I guess there might be a distributional search problem S s.t.
(i) A solution can be verified in polynomial time.
(ii) Every instance has a solution.
(iii) There is no way to efficiently generate valid input-output pairs obeying a distribution which is indistinguishable from the right distribution.
I see no obvious reason such S cannot exist but I also don’t have an example. It would be interesting to find one.
In any case, it is not clear how can the agent learn to identify models like this. You can only train a predictor on models which admit sampling. On the other hand, if there is some kind of transfer learning that allows generalizing to some class of models which don’t admit sampling then it’s plausible there is also transfer learning that allows generalizing utility inference from sampleable agents to agents in the larger class. Also, it might be possible to train utility inference on some sort of data produced by the predictor instead of on raw observations s.t. it’s possible to sample the distribution of this intermediate data corresponding to complex agents.
But it’s hard to demonstrate something concrete without having some model of how the hypothetical “superpredictor” works.
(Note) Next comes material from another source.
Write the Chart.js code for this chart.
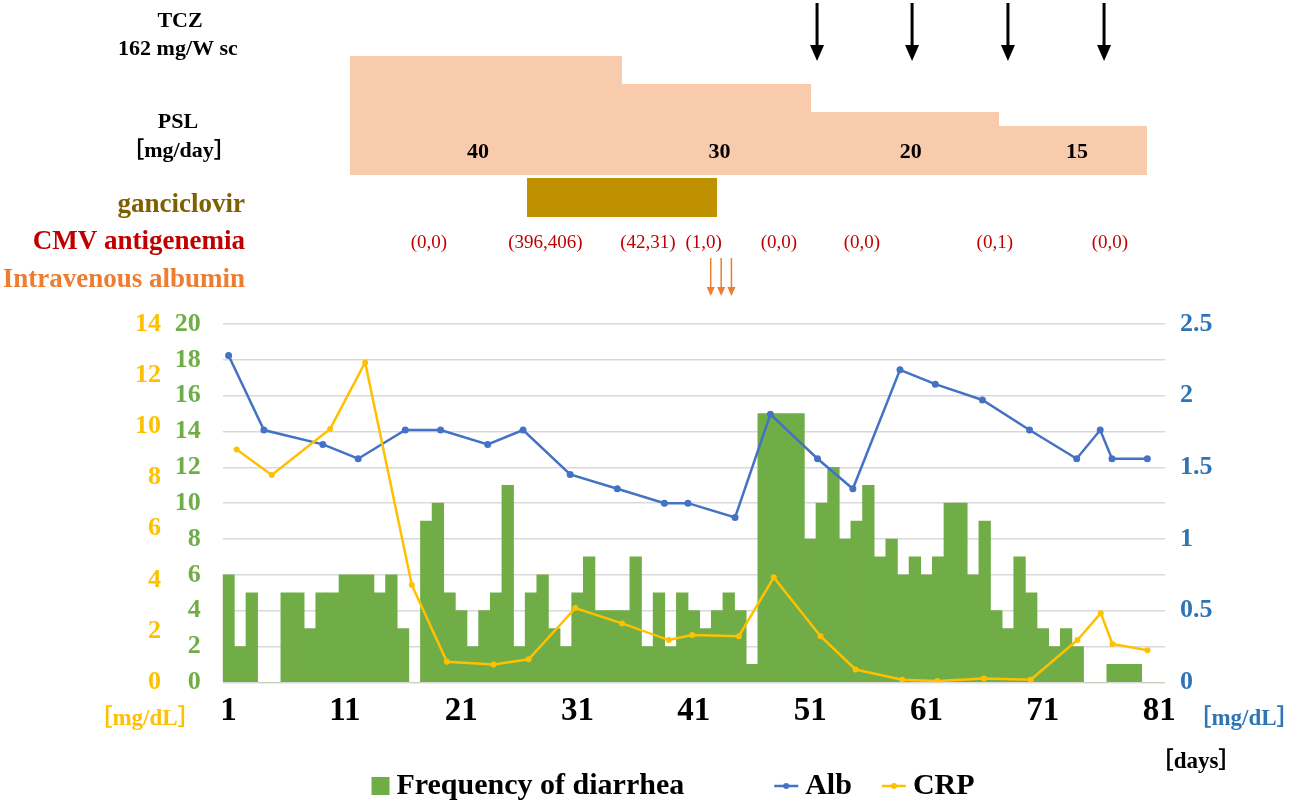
<!DOCTYPE html>
<html>
<head>
<meta charset="utf-8">
<script src="https://cdn.jsdelivr.net/npm/chart.js@4.4.1/dist/chart.umd.min.js"></script>
<style>
  html, body { margin: 0; padding: 0; background: #fff; }
  #wrap { width: 1299px; height: 805px; }
</style>
</head>
<body>
<div id="wrap"><canvas id="chart" width="1299" height="805"></canvas></div>
<script>
// day categories for the bars
const days = Array.from({ length: 81 }, (_, i) => String(i + 1));

// frequency of diarrhea per day (day 1 .. 81)
const diarrhea = [
  6, 2, 5, 0, 0, 5, 5, 3, 5, 5,
  6, 6, 6, 5, 6, 3, 0, 9, 10, 5,
  4, 2, 4, 5, 11, 2, 5, 6, 3, 2,
  5, 7, 4, 4, 4, 7, 2, 5, 2, 5,
  4, 3, 4, 5, 4, 1, 15, 15, 15, 15,
  8, 10, 12, 8, 9, 11, 7, 8, 6, 7,
  6, 7, 10, 10, 6, 9, 4, 3, 7, 5,
  3, 2, 3, 2, 0, 0, 1, 1, 1, 0, 0
];

// lab sampling days and values
const sampleDays = [1, 4, 9, 12, 16, 19, 23, 26, 30, 34, 38, 40, 44, 47, 51, 54, 58, 61, 65, 69, 73, 75, 76, 79];
const albValues = [2.28, 1.76, 1.66, 1.56, 1.76, 1.76, 1.66, 1.76, 1.45, 1.35, 1.25, 1.25, 1.15, 1.87, 1.56, 1.35, 2.18, 2.08, 1.97, 1.76, 1.56, 1.76, 1.56, 1.56];
const crpValues = [9.1, 8.1, 9.9, 12.5, 3.8, 0.8, 0.7, 0.9, 2.9, 2.3, 1.65, 1.85, 1.8, 4.1, 1.8, 0.5, 0.1, 0.05, 0.15, 0.1, 1.65, 2.7, 1.5, 1.25];

// treatment timeline (in day units)
const pslDoses = [40, 30, 20, 15];
const pslStarts = [11.44, 34.82, 51.07, 67.23];
const pslEnd = 79.95;
const pslLabelDays = [22.44, 43.2, 59.65, 73.93];
const ganciclovir = [26.66, 42.99];
const tczDays = [51.59, 59.76, 68.0, 76.26];
const cmvDays = [18.23, 28.24, 37.05, 41.85, 48.31, 55.45, 66.87, 76.77];
const cmvLabels = ["(0,0)", "(396,406)", "(42,31)", "(1,0)", "(0,0)", "(0,0)", "(0,1)", "(0,0)"];
const albuminDays = [42.45, 43.35, 44.23];

const serif = "'Liberation Serif', 'Times New Roman', serif";
const cjkSerif = "'Liberation Serif', 'Noto Sans CJK JP', serif";
const GREEN = '#70AD47', BLUE = '#4472C4', YELLOW = '#FFC000', AXBLUE = '#2E75B6';

// legend markers, drawn at the right end of a 34px canvas
function marker(color, kind) {
  const c = document.createElement('canvas');
  c.width = 34; c.height = 22;
  const g = c.getContext('2d');
  g.fillStyle = color;
  g.strokeStyle = color;
  if (kind === 'box') {
    g.fillRect(15, 2, 18, 18);
  } else {
    g.lineWidth = 2.5;
    g.beginPath(); g.moveTo(9, 11); g.lineTo(33, 11); g.stroke();
    g.beginPath(); g.arc(21, 11, 3, 0, Math.PI * 2); g.fill();
  }
  return c;
}
const markers = [marker(GREEN, 'box'), marker(BLUE, 'line'), marker(YELLOW, 'line')];

const timeline = {
  id: 'timeline',
  afterDraw(chart) {
    const g = chart.ctx;
    const xs = chart.scales.x;
    const dayX = d => xs.getPixelForValue(d - 1);
    g.save();

    // PSL steps
    g.fillStyle = '#F8CBAD';
    pslDoses.forEach((dose, i) => {
      const x0 = dayX(pslStarts[i]);
      const x1 = dayX(i + 1 < pslStarts.length ? pslStarts[i + 1] : pslEnd);
      const h = 7 + 2.8 * dose;
      g.fillRect(x0, 175 - h, x1 - x0, h);
    });
    g.fillStyle = '#000';
    g.font = 'bold 22px ' + serif;
    g.textAlign = 'center';
    g.textBaseline = 'middle';
    pslDoses.forEach((dose, i) => g.fillText(String(dose), dayX(pslLabelDays[i]), 152));

    // ganciclovir
    g.fillStyle = '#BF9000';
    g.fillRect(dayX(ganciclovir[0]), 178, dayX(ganciclovir[1]) - dayX(ganciclovir[0]), 39);

    // TCZ arrows
    g.strokeStyle = '#000';
    g.fillStyle = '#000';
    g.lineWidth = 3;
    tczDays.forEach(d => {
      const x = dayX(d);
      g.beginPath(); g.moveTo(x, 3); g.lineTo(x, 48); g.stroke();
      g.beginPath(); g.moveTo(x - 7, 45); g.lineTo(x + 7, 45); g.lineTo(x, 61); g.closePath(); g.fill();
    });

    // CMV antigenemia values
    g.fillStyle = '#C00000';
    g.font = '19px ' + serif;
    cmvDays.forEach((d, i) => g.fillText(cmvLabels[i], dayX(d), 243));

    // intravenous albumin arrows
    g.strokeStyle = '#ED7D31';
    g.fillStyle = '#ED7D31';
    g.lineWidth = 1.5;
    albuminDays.forEach(d => {
      const x = dayX(d);
      g.beginPath(); g.moveTo(x, 258); g.lineTo(x, 289); g.stroke();
      g.beginPath(); g.moveTo(x - 4, 287); g.lineTo(x + 4, 287); g.lineTo(x, 296); g.closePath(); g.fill();
    });

    // row labels
    g.fillStyle = '#000';
    g.font = 'bold 22px ' + serif;
    g.fillText('TCZ', 180, 21);
    g.fillText('162 mg/W sc', 178, 49);
    g.fillText('PSL', 178, 122);
    g.font = 'bold 22px ' + cjkSerif;
    g.fillText('［mg/day］', 179, 151);
    g.textAlign = 'right';
    g.font = 'bold 27px ' + serif;
    g.fillStyle = '#7F6000';
    g.fillText('ganciclovir', 245, 205);
    g.fillStyle = '#C00000';
    g.fillText('CMV antigenemia', 245, 242);
    g.fillStyle = '#ED7D31';
    g.fillText('Intravenous albumin', 245, 280);

    // unit labels
    g.textAlign = 'center';
    g.font = 'bold 23px ' + cjkSerif;
    g.fillStyle = YELLOW;
    g.fillText('［mg/dL］', 145, 719);
    g.fillStyle = AXBLUE;
    g.fillText('［mg/dL］', 1244, 719);
    g.fillStyle = '#000';
    g.fillText('［days］', 1196, 762);
    g.restore();
  }
};

const tickFont = { family: serif, size: 26, weight: 'bold' };

const chart = new Chart(document.getElementById('chart').getContext('2d'), {
  type: 'bar',
  data: {
    labels: days,
    datasets: [
      {
        label: 'Frequency of diarrhea',
        data: diarrhea,
        backgroundColor: GREEN,
        barPercentage: 1,
        categoryPercentage: 1,
        grouped: false,
        yAxisID: 'y',
        xAxisID: 'x',
        order: 3
      },
      {
        type: 'line',
        label: 'Alb',
        data: sampleDays.map((d, i) => ({ x: d, y: albValues[i] })),
        borderColor: BLUE,
        backgroundColor: BLUE,
        borderWidth: 2.5,
        pointRadius: 3.5,
        pointBorderWidth: 0,
        tension: 0,
        xAxisID: 'xAlb',
        yAxisID: 'yAlb',
        order: 2
      },
      {
        type: 'line',
        label: 'CRP',
        data: sampleDays.map((d, i) => ({ x: d, y: crpValues[i] })),
        borderColor: YELLOW,
        backgroundColor: YELLOW,
        borderWidth: 2.5,
        pointRadius: 3,
        pointBorderWidth: 0,
        tension: 0,
        xAxisID: 'xCrp',
        yAxisID: 'yCrp',
        order: 1
      }
    ]
  },
  options: {
    responsive: false,
    animation: false,
    events: [],
    layout: { padding: { top: 324, left: 120, right: 64, bottom: -6 } },
    scales: {
      x: {
        type: 'category',
        grid: { display: false, drawTicks: false },
        border: { display: false },
        ticks: {
          autoSkip: false,
          maxRotation: 0,
          padding: 9,
          color: '#000',
          font: { family: serif, size: 33, weight: 'bold' },
          callback: (v, i) => (i % 10 === 0 ? days[i] : '')
        },
        afterFit: s => { s.height = 58.7; }
      },
      xAlb: { type: 'linear', display: false, offset: false, min: 0.5, max: 80.5 },
      xCrp: { type: 'linear', display: false, offset: false, min: -0.2, max: 80.5 },
      y: {
        position: 'left',
        min: 0, max: 20,
        weight: 0,
        grid: { color: '#D9D9D9', lineWidth: 1.5, drawTicks: false },
        border: { display: false },
        ticks: { stepSize: 2, padding: 22, color: GREEN, font: tickFont },
        afterFit: s => { s.width = 52.7; }
      },
      yCrp: {
        position: 'left',
        min: 0, max: 14,
        weight: 1,
        grid: { display: false, drawTicks: false },
        border: { display: false },
        ticks: { stepSize: 2, padding: 9, color: YELLOW, font: tickFont },
        afterFit: s => { s.width = 50; }
      },
      yAlb: {
        position: 'right',
        min: 0, max: 2.5,
        grid: { display: false, drawTicks: false },
        border: { display: false },
        ticks: {
          stepSize: 0.5, padding: 15, color: AXBLUE, font: tickFont,
          callback: v => String(Math.round(v * 10) / 10)
        },
        afterFit: s => { s.width = 70; }
      }
    },
    plugins: {
      tooltip: { enabled: false },
      legend: {
        position: 'bottom',
        labels: {
          usePointStyle: true,
          pointStyleWidth: 16,
          padding: 30,
          color: '#000',
          font: { family: serif, size: 30, weight: 'bold' },
          generateLabels(chart) {
            const items = Chart.defaults.plugins.legend.labels.generateLabels(chart);
            items.sort((a, b) => a.datasetIndex - b.datasetIndex);
            items.forEach(it => {
              it.pointStyle = markers[it.datasetIndex];
              if (it.datasetIndex === 0) it.text += '        ';
              if (it.datasetIndex === 2) it.text += '  ';
            });
            return items;
          }
        }
      }
    }
  },
  plugins: [timeline]
});
</script>
</body>
</html>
As far as I know, it might be impossible to effectively use unsampleable models.
The point was that we may be able to train an agent to do what we want, even in cases where we can’t effectively build a predictor.
Re: your example. You can do amplification to get exponentially close to certainty (choose instances that are satisfiable with 2⁄3 probability, and then consider the problem “solve at least half of these 1000 instances”). If you really want every instance to have a solution, then you can probably generate the instances pseudorandomly from a small enough seed and do a union bound.
By “predictor” I don’t mean something that produces exact predictions, I mean something that produces probabilistic predictions of given quantities. Maybe we should call it “inductor” to avoid conflation with optimal predictors (even though the concepts are closely related). As I said before, I think that an agent has to have a reasonable model of humans to follow human values. Moreover an agent that doesn’t have a reasonable model of humans is probably much less dangerous since it won’t be able to manipulate humans (although I guess the risk is still non-negligible).
The question is what kind of inductors are complexity-theoretically feasible and what class of models do these inductors correspond to. Bounded Solomonoff induction using Λ works on the class of samplable models. In machine learning language, inductors using samplable models are feasible since it is possible to train the inductors by sampling random such models (i.e. by sampling the bounded Solomonoff ensemble). On the other hand it’s not clear what broader classes of models are admissible if any.
That said, it seems plausible that if it’s feasible to construct inductors for a broader class, my procedure will remain efficient.
Model 1: The “superinductor” works by finding an efficient transformation q of the input sequence x and a good sampleable model for q(x). E.g.q(x) contains the results of substituting the observed SAT-solutions into the observed SAT-instances. In this model, we can apply my procedure by running utility inference on q(x) instead of x.
Model 2: The superinductor works via an optimal predictor for SAT*. I think that it should be relatively straightforward to show that given an optimal predictor for SAT + assuming the ability to design AGIs for target utility functions relative to a SAT oracle, there is an optimal predictor for the total utility function my utility inference procedure defines (after including external agents that run over a SAT oracle). Therefore it is possible to maximize the latter.
*A (poly,log)-optimal predictor for SAT cannot exist unless all sparse problems in NP have efficient heuristic algorithms in some sense, which is unlikely. On the other hand, there is no reason that I know why a (poly,0)-optimal predictor for SAT cannot exist.